Want to give your growing country immediate legitimacy?
One of the most effective ways is to build a reliable, safe and efficient international airline that flies modern European and American-made aircraft. This is what we have seen in China, the United Arab Emirates and Qatar. It is also what we have seen recently in Vietnam.
Vietnam's state-owned airline does not fly to the United States, but it does serve roughly 50 destinations with about 100 aircraft. Long-haul destinations include London, Moscow and Frankfurt.
In addition to being important for the domestic transportation network, Vietnam Airlines, a SkyTeam member, is being used by the government to project power and legitimacy to a global audience. It flies a mix of Airbus and Boeing aircraft, and it is one of only a few airlines in the world already flying both the Boeing 787 and Airbus A350. The airline that had a Russian-made Tupolev Tu-134B-3 crash in 1997 now has a strong reputation. [It is faring much better than Thai Airways, which was recently reprimanded by the U.S. Federal Aviation Administration.]
Last week, I flew Vietnam Airlines in business class from Danang to Ho Chi Minh City. Read on for my full report.
We arrived at Danang Airport about 90 minutes before our flight to Ho Chi Minh City, which was much too early. There's not a lot to do in the airport and lines for check-in and security were short, both for economy and business classes.
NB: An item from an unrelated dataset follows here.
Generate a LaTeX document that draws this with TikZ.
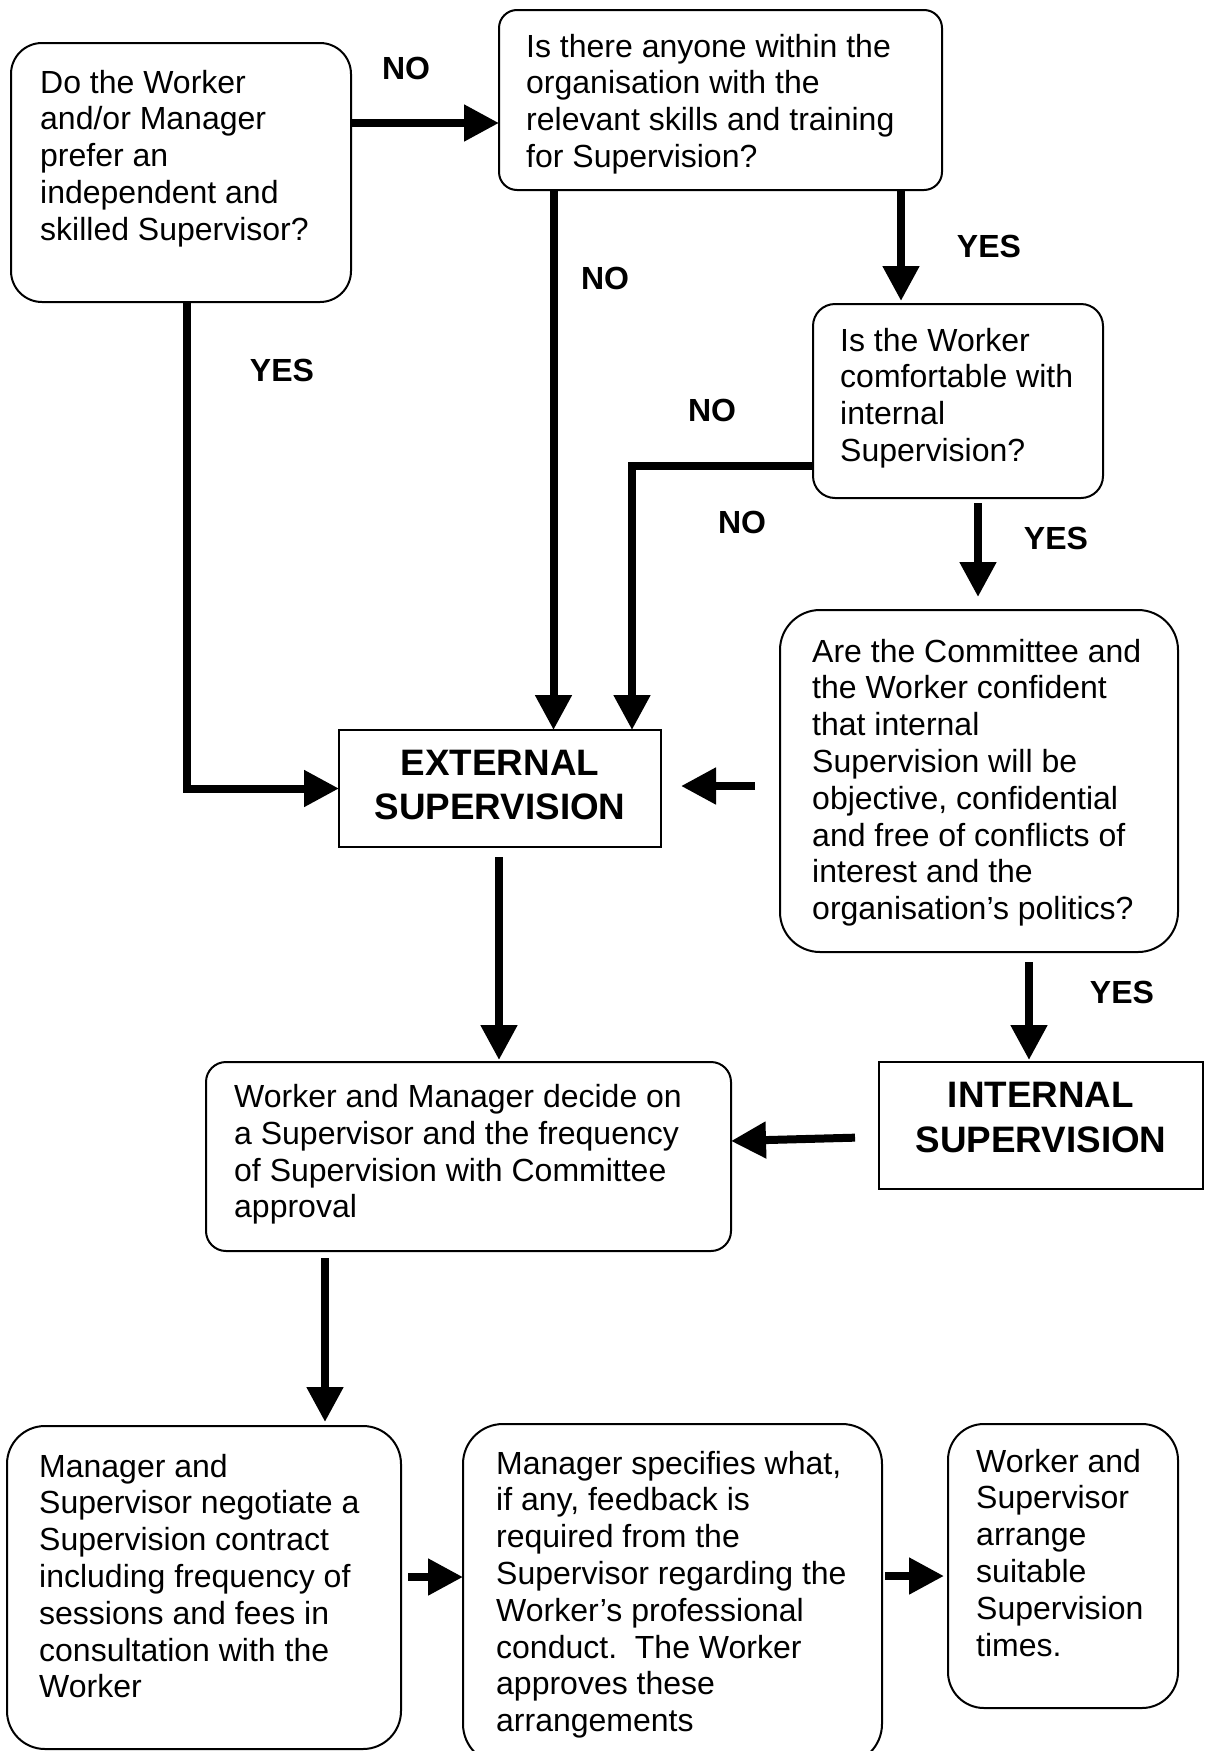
\documentclass[tikz,border=0pt]{standalone}
\usepackage{fontspec}
\setmainfont{Liberation Sans}
\usetikzlibrary{arrows.meta,calc}
\newcommand\mytxtl[1]{\begin{tabular}[t]{@{}l@{}}#1\end{tabular}}
\newcommand\mytxtc[1]{\begin{tabular}[t]{@{}c@{}}#1\end{tabular}}
\begin{document}
\frenchspacing
\begin{tikzpicture}[x=1pt,y=-1pt,
  box/.style={draw, line width=2pt, rectangle, anchor=north west, inner sep=0pt, outer sep=0pt},
  txt/.style={inner sep=0pt, anchor=base west, font=\fontsize{32}{36.8}\selectfont},
  lab/.style={inner sep=0pt, font=\fontsize{32}{36.8}\selectfont\bfseries},
  big/.style={inner sep=0pt, anchor=base, font=\fontsize{36.8}{44.6}\selectfont\bfseries},
  conn/.style={line width=8pt, -{Triangle[length=35pt,width=35pt]}},
]
\useasboundingbox (0,0) rectangle (1213,1751);
\clip (0,0) rectangle (1213,1751);

% boxes
\node[box, rounded corners=31pt, minimum width=340pt, minimum height=259pt] (b1) at (11,43) {};
\node[box, rounded corners=18pt, minimum width=443pt, minimum height=180pt] (b2) at (499,10) {};
\node[box, rounded corners=22pt, minimum width=290pt, minimum height=194pt] (b3) at (813,304) {};
\node[box, minimum width=322pt, minimum height=117pt] (ext) at (339,730) {};
\node[box, rounded corners=40pt, minimum width=398pt, minimum height=342pt] (conf) at (780,610) {};
\node[box, minimum width=324pt, minimum height=127pt] (intl) at (879,1062) {};
\node[box, rounded corners=20pt, minimum width=525pt, minimum height=189pt] (dec) at (206,1062) {};
\node[box, rounded corners=38pt, minimum width=394pt, minimum height=323pt] (neg) at (7,1426) {};
\node[box, rounded corners=40pt, minimum width=419pt, minimum height=340pt] (spec) at (463,1424) {};
\node[box, rounded corners=36pt, minimum width=230pt, minimum height=284pt] (arr) at (948,1424) {};

% texts
\node[txt] (t1) at (40,93) {\mytxtl{Do the Worker\\and/or Manager\\prefer an\\independent and\\skilled Supervisor?}};
\node[txt] (t2) at (526,57) {\mytxtl{Is there anyone within the\\organisation with the\\relevant skills and training\\for Supervision?}};
\node[txt] (t3) at (840,351) {\mytxtl{Is the Worker\\comfortable with\\internal\\Supervision?}};
\node[txt] (t4) at (812,662) {\mytxtl{Are the Committee and\\the Worker confident\\that internal\\Supervision will be\\objective, confidential\\and free of conflicts of\\interest and the\\organisation’s politics?}};
\node[txt] (t5) at (234,1107.5) {\mytxtl{Worker and Manager decide on\\a Supervisor and the frequency\\of Supervision with Committee\\approval}};
\node[txt] (t6) at (39,1477) {\mytxtl{Manager and\\Supervisor negotiate a\\Supervision contract\\including frequency of\\sessions and fees in\\consultation with the\\Worker}};
\begin{scope}
\clip (0,0) rectangle (1213,1738);
\node[txt] (t7) at (496,1474) {\mytxtl{Manager specifies what,\\if any, feedback is\\required from the\\Supervisor regarding the\\Worker’s professional\\conduct.\ \ The Worker\\approves these\\arrangements}};
\end{scope}
\node[txt] (t8) at (976,1472) {\mytxtl{Worker and\\Supervisor\\arrange\\suitable\\Supervision\\times.}};
\node[big] (te) at (500,775) {\mytxtc{EXTERNAL\\SUPERVISION}};
\node[big] (ti) at (1041,1107.5) {\mytxtc{INTERNAL\\SUPERVISION}};

% labels
\node[lab] (l1) at (406,68) {NO};
\node[lab] (l2) at (282,370) {YES};
\node[lab] (l3) at (605,278) {NO};
\node[lab] (l4) at (989,246) {YES};
\node[lab] (l5) at (712,410) {NO};
\node[lab] (l6) at (742,522) {NO};
\node[lab] (l7) at (1056,538) {YES};
\node[lab] (l8) at (1122,992) {YES};

% connectors
\draw[conn] (b1.east |- 0,123) -- (b2.west |- 0,123);
\draw[conn] (187,0 |- b1.south) |- (ext.west);
\draw[conn] (553.5,0 |- b2.south) -- (553.5,0 |- ext.north);
\draw[conn, shorten >=3pt] (901,0 |- b2.south) -- (901,0 |- b3.north);
\draw[conn] (b3.west |- 0,466) -| (632,0 |- ext.north);
\draw[conn, shorten <=5pt, shorten >=13pt] (978,0 |- b3.south) -- (978,0 |- conf.north);
\draw[conn, shorten <=25pt, shorten >=20pt] (conf.west |- 0,786) -- (ext.east |- 0,786);
\draw[conn, shorten <=10pt, shorten >=2pt] (1029,0 |- conf.south) -- (1029,0 |- intl.north);
\draw[conn, shorten <=10pt, shorten >=2pt] (499,0 |- ext.south) -- (499,0 |- dec.north);
\draw[conn, shorten <=24pt] (intl.west |- 0,1137) -- (dec.east |- 0,1141);
\draw[conn, shorten <=7pt, shorten >=4pt] (325,0 |- dec.south) -- (325,0 |- neg.north);
\draw[conn, shorten <=7pt] (neg.east |- 0,1577) -- (spec.west |- 0,1577);
\draw[conn, shorten <=3pt, shorten >=4pt] (spec.east |- 0,1576) -- (arr.west |- 0,1576);
\end{tikzpicture}
\end{document}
Our other options for this route were VietJet and Jetstar Pacific. The locals say neither is as reliable as Vietnam Airlines.
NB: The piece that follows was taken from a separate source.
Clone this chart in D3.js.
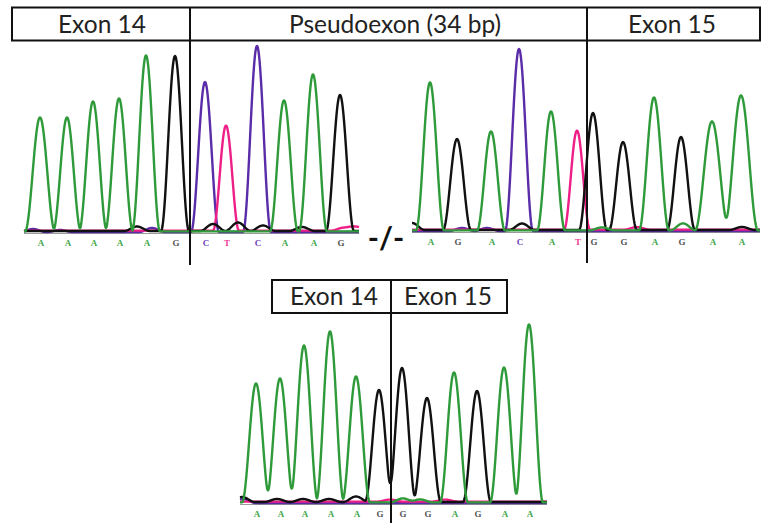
<!DOCTYPE html>
<html>
<head>
    <script src="https://d3js.org/d3.v7.min.js"></script>
    <style>
        body { margin: 0; background: white; }
        .hdr { font-family: Lato, "Open Sans", sans-serif; font-size: 24.5px; fill: #222; }
        .base { font-family: "Liberation Serif", serif; font-weight: bold; font-size: 9px; }
    </style>
</head>
<body>
<svg id="chart" width="771" height="525"></svg>
<script>
    // --- top left trace: end of exon 14 + start of the pseudoexon ---
    const leftBases   = ["A","A","A","A","A","G","C","T","C","A","A","G"];
    const leftScans   = [16, 43, 69, 95, 122, 151, 181, 202, 233, 260, 289, 316];
    const leftHeights = [1140, 1140, 1300, 1330, 1760, 1750, 1500, 1050, 1860, 1310, 1570, 1360];
    const leftWidths  = [15, 14, 14, 14, 14, 14, 14, 13, 14, 14, 14, 14];
    const leftJunction = 166;
    // small background bumps
    const leftNoiseBases   = ["C","C","G","C","G","G","G","G","T","T"];
    const leftNoiseScans   = [9, 36, 113, 128, 189, 214, 239, 278, 320, 332];
    const leftNoiseHeights = [30, 20, 45, 40, 70, 85, 55, 40, 30, 40];

    // --- top right trace: end of the pseudoexon + exon 15 ---
    const rightBases   = ["A","G","A","C","A","T","G","G","A","G","A","A"];
    const rightScans   = [18, 45, 79, 107, 139, 165, 181, 211, 242, 269, 300, 329];
    const rightHeights = [1480, 910, 990, 1820, 1190, 990, 1170, 880, 1330, 930, 1090, 1350];
    const rightWidths  = [14, 14, 14, 14, 14, 13, 14, 14, 15, 14, 17, 17];
    const rightJunction = 175;
    const rightNoiseBases   = ["G","C","C","G","A","A","G","T"];
    const rightNoiseScans   = [0, 50, 75, 110, 190, 271, 330, 225];
    const rightNoiseHeights = [70, 30, 30, 65, 30, 70, 30, 25];

    // --- bottom trace: normal exon 14 / exon 15 junction ---
    const normBases   = ["A","A","A","A","A","G","G","G","A","G","A","A"];
    const normScans   = [16, 40, 64, 90, 116, 139, 162, 187, 214, 237, 264, 289];
    const normHeights = [1190, 1240, 1570, 1710, 1260, 1120, 1340, 1040, 1300, 1110, 1350, 1780];
    const normWidths  = [14, 14, 14, 14, 14, 14, 14, 14, 14, 14, 14, 14];
    const normJunction = 151;
    const normNoiseBases   = ["G","C","G","G","G","G","A","A","T","T"];
    const normNoiseScans   = [2, 3, 37, 63, 89, 116, 163, 180, 150, 205];
    const normNoiseHeights = [50, 40, 30, 30, 30, 55, 40, 30, 20, 20];

    const channels = ["C", "T", "G", "A"];           // drawing order
    const traceColor = {A: "#2f9a3a", C: "#5a2ca8", G: "#111111", T: "#ee1f86"};
    const labelColor = {A: "#43a84a", C: "#6a3cb8", G: "#555555", T: "#ee3a92"};
    const chanOffset = {A: 6, C: 0, G: 10, T: 14};

    const svg = d3.select("#chart");

    function peakValue(d, w) {
        if (Math.abs(d) >= w) return 0;
        const c = Math.cos(Math.PI * d / (2 * w));
        return c * c;
    }

    function drawTrace(cfg) {
        const x = d3.scaleLinear().domain([0, cfg.scanMax]).range([cfg.x0, cfg.x1]);
        const y = d3.scaleLinear().domain([0, 1900]).range([cfg.baseline, cfg.baseline - 190]);

        const peaks = cfg.bases.map((b, i) => ({b: b, s: cfg.scans[i], h: cfg.heights[i], w: cfg.widths[i]}));
        const noise = cfg.noiseBases.map((b, i) => ({b: b, s: cfg.noiseScans[i], h: cfg.noiseHeights[i], w: 13}));
        const all = peaks.concat(noise);

        const ts = d3.range(0, cfg.scanMax + 0.01, 0.5);

        const g = svg.append("g");

        // grey axis line
        g.append("line")
            .attr("x1", x(0)).attr("x2", x(cfg.scanMax))
            .attr("y1", cfg.baseline + 1.5).attr("y2", cfg.baseline + 1.5)
            .attr("stroke", "#9a9a9a").attr("stroke-width", 1);

        const line = d3.line().x(d => x(d[0])).y(d => y(d[1]));

        channels.forEach(ch => {
            const pts = ts.map(t => {
                let v = chanOffset[ch];
                all.forEach(p => {
                    if (p.b === ch) v += p.h * peakValue(t - p.s, p.w);
                });
                return [t, v];
            });
            g.append("path")
                .attr("d", line(pts))
                .attr("fill", "none")
                .attr("stroke", traceColor[ch])
                .attr("stroke-width", 2.4)
                .attr("stroke-linejoin", "round");
        });

        // base calls
        g.selectAll("text.base")
            .data(peaks)
            .join("text")
            .attr("class", "base")
            .attr("x", d => x(d.s) + 1)
            .attr("y", cfg.baseline + 14)
            .attr("text-anchor", "middle")
            .attr("fill", d => labelColor[d.b])
            .text(d => d.b);

        // junction line
        g.append("line")
            .attr("x1", x(cfg.junction)).attr("x2", x(cfg.junction))
            .attr("y1", cfg.lineTop).attr("y2", cfg.lineBottom)
            .attr("stroke", "#111").attr("stroke-width", 2);
    }

    drawTrace({bases: leftBases, scans: leftScans, heights: leftHeights, widths: leftWidths,
        noiseBases: leftNoiseBases, noiseScans: leftNoiseScans, noiseHeights: leftNoiseHeights,
        junction: leftJunction, scanMax: 335, x0: 24, x1: 359, baseline: 232, lineTop: 7, lineBottom: 265});

    drawTrace({bases: rightBases, scans: rightScans, heights: rightHeights, widths: rightWidths,
        noiseBases: rightNoiseBases, noiseScans: rightNoiseScans, noiseHeights: rightNoiseHeights,
        junction: rightJunction, scanMax: 348, x0: 412, x1: 760, baseline: 231, lineTop: 7, lineBottom: 263});

    drawTrace({bases: normBases, scans: normScans, heights: normHeights, widths: normWidths,
        noiseBases: normNoiseBases, noiseScans: normNoiseScans, noiseHeights: normNoiseHeights,
        junction: normJunction, scanMax: 307, x0: 240, x1: 547, baseline: 503, lineTop: 280, lineBottom: 523});

    // header boxes
    svg.append("rect")
        .attr("x", 12).attr("y", 7.5).attr("width", 748).attr("height", 33)
        .attr("fill", "none").attr("stroke", "#111").attr("stroke-width", 2);
    svg.append("rect")
        .attr("x", 272).attr("y", 280).attr("width", 235).attr("height", 33)
        .attr("fill", "none").attr("stroke", "#111").attr("stroke-width", 2);

    const topLabels = ["Exon 14", "Pseudoexon (34 bp)", "Exon 15"];
    const topLabelX = [102, 395, 672];
    const bottomLabels = ["Exon 14", "Exon 15"];
    const bottomLabelX = [334, 448];

    svg.selectAll("text.top").data(topLabels).join("text")
        .attr("class", "hdr").attr("x", (d, i) => topLabelX[i]).attr("y", 33)
        .attr("text-anchor", "middle").text(d => d);
    svg.selectAll("text.bot").data(bottomLabels).join("text")
        .attr("class", "hdr").attr("x", (d, i) => bottomLabelX[i]).attr("y", 305)
        .attr("text-anchor", "middle").text(d => d);

    // break mark between the two top traces
    svg.append("text")
        .attr("x", 386).attr("y", 249)
        .attr("text-anchor", "middle")
        .style("font-family", "Lato, sans-serif")
        .style("font-size", "30px")
        .style("font-weight", "bold")
        .attr("fill", "#111")
        .text("-/-");
</script>
</body>
</html>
We passed the time in the business class lounge used by all airlines. It is a sad operation. I did not have the courage to try one of these food plates.
At one point, I took a walk in the terminal. Burger King was the best food option. During the Vietnam War, Danang's Airport was a major military installation. Now, it looks just like any other airport.
"Sky Priority" meant early boarding, so we soon headed down to the gate. I know all airlines are supposed to remind you which airline alliance they belong to, but Vietnam seemed especially proud of its SkyTeam membership.
Boarding began on time and was completed quickly. I was expecting to see a lot of Vietnamese passengers, but mostly it was German tourists. The flight was full. We had a standard short-haul first class seat for Asia, with a little more seat pitch than you'll find on American, United and Delta. I found it comfortable.
The seat controls were basic but effective. Recline was generous.
Here's a shot of the economy class bulkhead seats. I was unsure what to expect from Vietnam Airljnes so I bought business class, thinking it would be a safer option. (It was cheap.) If I had to do it again, I would have bought economy, rather than business class. There was no need for the big seat on such a short flight.
Flight attendants came by with a welcome drink.
The safety video was professional and similar to ones I have seen all over the world - with one exception. In late 2015, the airline was still telling passengers to turn off their Game Boys prior to departure. You remember them, right? They were popular in the 1990s. The early 1990s, I think.
The flight only took an hour, but a snack was served. I did not eat any of it. I am sure the food was fine, but it looked unappetizing to my Western palate.
I had a local beer, which was good. The only problem? It came with an ice cube in it. That's common in Vietnam, but it is not my favorite. I just drank the warm beer from the can.
We landed on-time in Ho Chi Minh City and were forced to take a bus to the terminal. It was not a bad transfer, however. First class had its own bus, and it left as soon as everyone was on it. Plus, that meant I could snap this not very good photograph of the aircraft from the bus.